Grating measurement system is widely used in various electromechanical devices as a typical displacement sensor. The measurement principle of the grating measurement system is mainly based on Moiré principle and principle of diffraction and interference. The grating measurement system based on Moiré principle is preferred for displacement measurement of various electromechanical devices as a fully developed displacement sensor due to its numerous advantages such as high resolution, high precision, lower cost and easiness to install and adapt.
In semiconductor manufacturing equipment, a lithography machine is the key device in semiconductor chip manufacture. An ultra-precision workbench is the core subsystem of the lithography machine, and is used for carrying the mask plates and silicon wafer to perform high speed ultra-precision stepping scanning movements. The ultra-precision workbench is the most typical system in the ultra-precision movement system due to its movement characteristics, such as high speed, high acceleration, large-stroke, ultra-precision, multiple degrees-of-freedom. In order to achieve the above movements, a dual-frequency laser interferometer measurement system is typically utilized for measuring multiple-degrees-of-freedom displacement of the ultra-precision workbench in the ultra-precision workbench. However, as the movement indexes for measurement preciseness, measurement distance and measurement speed increase continually, the dual-frequency laser light interferometer is difficult to meet the measurement requirement due to a series of problems, such as environmental sensitivity, difficulties in improving measurement speed, space occupation, high price, difficulties in designing and manufacturing a workpiece table as a measuring target.

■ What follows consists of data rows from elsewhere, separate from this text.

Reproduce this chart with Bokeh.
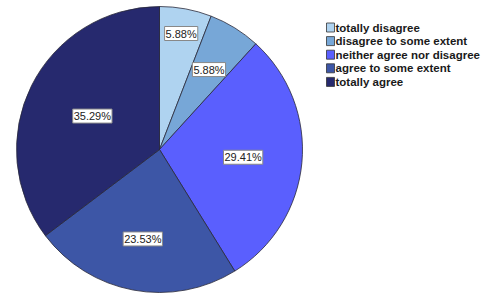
import math
from bokeh.plotting import figure
from bokeh.models import Range1d, ColumnDataSource
from bokeh.core.properties import value
from bokeh.embed import file_html
from bokeh.resources import INLINE

categories = ["totally disagree", "disagree to some extent", "neither agree nor disagree",
              "agree to some extent", "totally agree"]
percents = [5.88, 5.88, 29.41, 23.53, 35.29]
labels = ["5.88%", "5.88%", "29.41%", "23.53%", "35.29%"]
colors = ["#AFD3F0", "#77A7D7", "#5A5FFE", "#3D56A6", "#26296E"]

W, H = 483, 295
p = figure(width=W, height=H, output_backend="svg", toolbar_location=None,
           x_range=Range1d(0, W), y_range=Range1d(0, H), min_border=0)
p.axis.visible = False
p.grid.visible = False
p.outline_line_color = None

cx, cy, R = 159, H - 149, 143
total = sum(percents)
starts, ends, mids = [], [], []
acc = 0.0
for v in percents:
    a0 = math.pi / 2 - 2 * math.pi * acc / total
    acc += v
    a1 = math.pi / 2 - 2 * math.pi * acc / total
    starts.append(a0); ends.append(a1); mids.append((a0 + a1) / 2)

src = ColumnDataSource(dict(start=starts, end=ends, color=colors))
p.wedge(x=cx, y=cy, radius=R, start_angle="start", end_angle="end", direction="clock",
        fill_color="color", line_color="#2a2a3a", line_width=0.8, source=src)

label_r = [118, 94, 84, 91, 75]
lx = [cx + r * math.cos(a) for r, a in zip(label_r, mids)]
ly = [cy + r * math.sin(a) for r, a in zip(label_r, mids)]
p.text(x=lx, y=ly, text=labels, text_align="center", text_baseline="middle",
       text_font=value("Liberation Sans"), text_font_size="11px", text_color="#222222",
       background_fill_color="white", border_line_color="#888888", border_line_width=1,
       padding=1)

# legend
leg_x, leg_y0, leg_dy = 330, H - 27, 13.6
ys = [leg_y0 - i * leg_dy for i in range(len(categories))]
p.rect(x=[leg_x] * len(categories), y=ys, width=8, height=9, fill_color=colors,
       line_color="#333333", line_width=0.8)
p.text(x=[leg_x + 5] * len(categories), y=ys, text=categories, text_align="left",
       text_baseline="middle", text_font=value("Liberation Sans"), text_font_size="11.5px",
       text_font_style="bold", text_color="#1a1a1a")

open("out.html", "w").write(file_html(p, INLINE))
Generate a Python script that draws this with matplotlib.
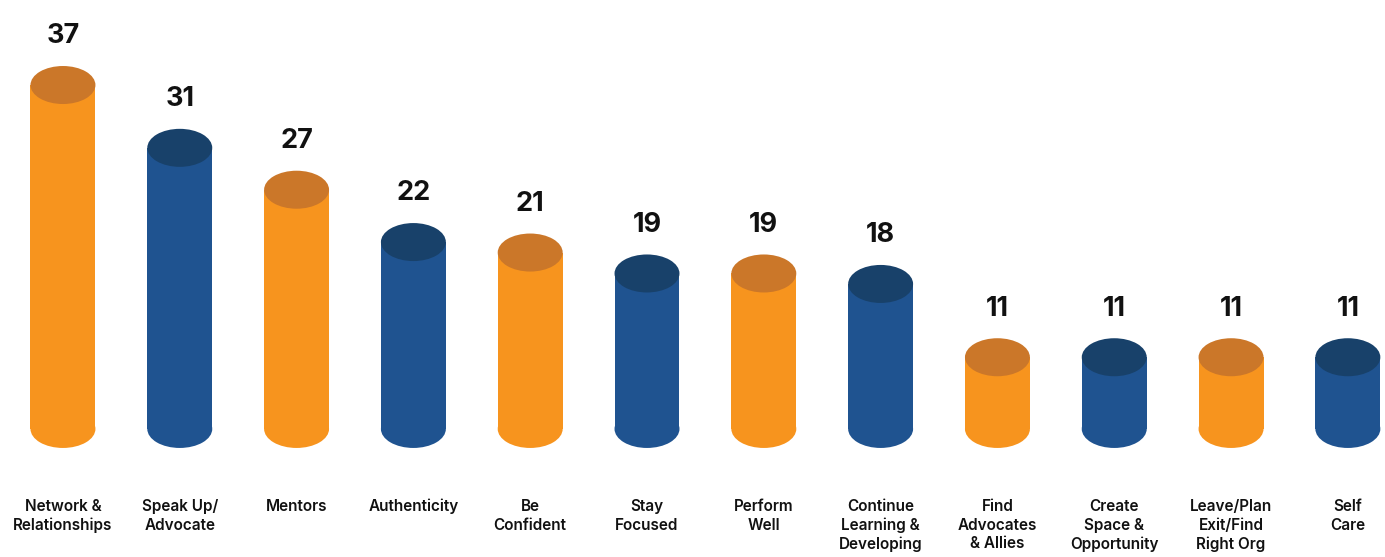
import matplotlib
matplotlib.use("Agg")
import matplotlib.pyplot as plt
from matplotlib.patches import Ellipse, Rectangle
import matplotlib.transforms as mtransforms

categories = ["Network &\nRelationships", "Speak Up/\nAdvocate", "Mentors", "Authenticity",
              "Be\nConfident", "Stay\nFocused", "Perform\nWell", "Continue\nLearning &\nDeveloping",
              "Find\nAdvocates\n& Allies", "Create\nSpace &\nOpportunity", "Leave/Plan\nExit/Find\nRight Org",
              "Self\nCare"]
values = [37, 31, 27, 22, 21, 19, 19, 18, 11, 11, 11, 11]

body_colors = ["#F7941E", "#1F5390"]
top_colors = ["#CB7729", "#18416A"]

plt.rcParams['font.family'] = ['Inter', 'DejaVu Sans']

fig = plt.figure(figsize=(13.85, 5.57), dpi=100)
ax = fig.add_axes([0, 0, 1, 1])
ax.set_xlim(-0.539, 11.318)
ax.set_ylim(-8.08, 45.12)
ax.axis("off")

base = 4.15
w = 0.556
eh = 3.63

for i, (cat, v) in enumerate(zip(categories, values)):
    bc = body_colors[i % 2]
    tc = top_colors[i % 2]
    ax.add_patch(Ellipse((i, base), w, eh, facecolor=bc, edgecolor="none", zorder=2))
    ax.add_patch(Rectangle((i - w / 2, base), w, v - base, facecolor=bc, edgecolor="none", zorder=2))
    ax.add_patch(Ellipse((i, v), w, eh, facecolor=tc, edgecolor="none", zorder=3))
    ax.annotate(str(v), (i, v), xytext=(0, 35), textcoords="offset points",
                ha="center", va="center", fontsize=19.5, fontweight="bold", color="#111111")

trans = mtransforms.blended_transform_factory(ax.transData, ax.transAxes)
for i, cat in enumerate(categories):
    ax.text(i, 1 - 499 / 557, cat, transform=trans, ha="center", va="top",
            fontsize=11, fontweight="semibold", color="#111111", linespacing=1.3)

fig.savefig("out.png", dpi=100)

In view of the above problems, a series of researches, concentrating mainly on grating measurement systems based on diffraction and interference principle, are performed by a lot of large corporations and research institutes in the field of ultra-precision measurement all around the world, and research achievements are disclosed in numerous patents and papers. U.S. patents owned by ASML, Netherland, U.S. Pat. No. 7,102,729B2 (publication date: Aug. 4, 2005), U.S. Pat. No. 7,483,120B2 (publication date: Nov. 15, 2007), U.S. Pat. No. 7,940,392B2 (publication date: Dec. 24, 2009), US2010/0321665A1 (publication date: Dec. 23, 2010) disclosed a plane grating measurement system and arrangement scheme for lithography machine ultra-precision workbench, which mainly utilizes a one or two dimensional plane grating to measure the long-stroke horizontal displacement of the workpiece stage with the cooperation of a reading head, and utilizes height sensors, such as eddy current or interferometers, to measure displacement in height direction, however, the measurement precision of the workpiece stage was limited by the application of various sensors. ZYGO, American company, discloses a grating measurement system applied to a ultra-precision workbench for lithography machine, which also utilizes a one or two dimensional plane grating to measure displacement of the workbench with the cooperation of a specific reading head, and is capable of performing horizontal and vertical displacement measurement at the same time, in US patent publication number US2011/0255096A1 (publication date: Oct. 20, 2011). CANON, Japanese company, discloses a heterodyne interferometer, which utilizes a grating as an target lens, and could only perform one dimensional measurement, in US patent publication number US2011/0096334A1 (publication date: Apr. 28, 2011). GAOWEI, Japanese scholar, proposes a single-frequency two-dimensional grating measurement system utilizing diffraction and interference principle, which is capable of performing horizontal and vertical displacement measurement at the same time, and the preciseness of which was difficult to be guaranteed due to utilization of single frequency laser and measurement signal being susceptible to disturbance, in “Design and construction of a two-degree-of-freedom linear encoder for nanometric measurement of stage position and straightness. Precision Engineering 34 (2010) 145-155”.
In view of the limitations on the above technical solution, a heterodyne grating interferometer measurement system utilizing optical beat frequency theory capable of achieving sub-nanometer and even higher resolution and preciseness and measuring long-stroke horizontal displacement and vertical displacement at the same time is required. By using the measurement system as the displacement measurement device for a ultra-precision workbench, the defects of laser interferometer measurement systems in ultra-precision workbench can be diminished effectively, thereby improving the performance of the ultra-precision workbench of the lithography machine.